- Abbreviation: LWV
- Leader: Herman Presser
- Founded: April 19, 1875; 151 years ago
- Dissolved: 1887; 139 years ago
- Headquarters: New York City
- Ideology: Socialism
- Political position: Left-wing

= Lehr und Wehr Verein =

1870s socialist militia in Chicago

The Lehr und Wehr Verein ("Education and Defense Society") was a socialist military organization founded in 1875, in Chicago, Illinois. The group had been formed to counter the armed private armies of companies in Chicago, protecting them from Anarchist attacks. It soon became part of a new wave of such attacks.

==History==
The Lehr und Wehr Verein (LWV) was registered with the Illinois state authorities on April 19, 1875, with about 30 Bohemian and German members. The LWV trained and drilled in anticipation of an envisaged confrontation between Capital and Labor.

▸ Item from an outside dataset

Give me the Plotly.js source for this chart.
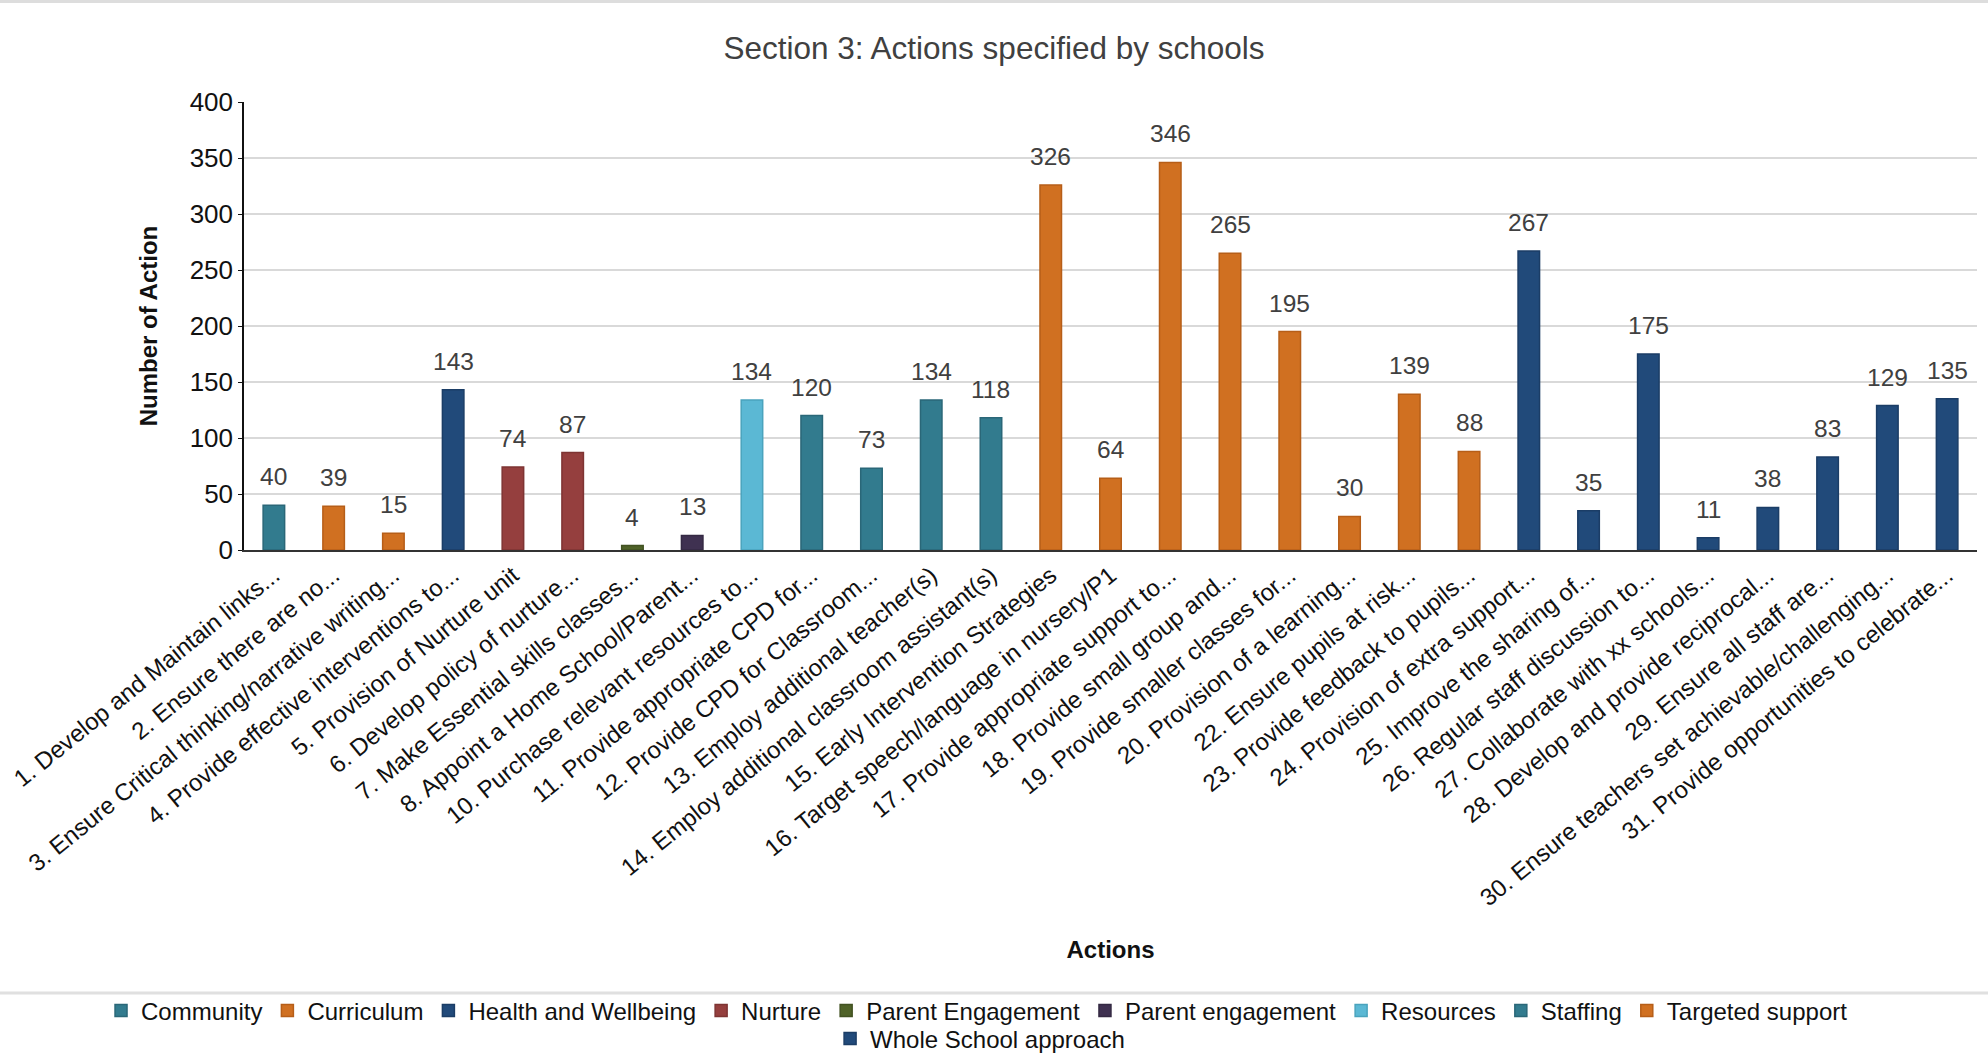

In 1879 the State Legislature passed an act establishing a state militia and obliging all other militias to obtain a license from the Governor. That December, the LWV paraded 400 strong, armed with rifles. They were headed by Herman Presser, a socialist worker riding a horse and armed with a saber. Presser was arrested, as the organization had no license.

Lawyers for the LWV argued that the new law breached the Second Amendment to the United States Constitution. Presser v. Illinois became a test case which proceeded through the criminal courts, to the Illinois Supreme Court, and to the Supreme Court of the United States. In each court Presser's conviction was upheld. The LWV never again paraded in public.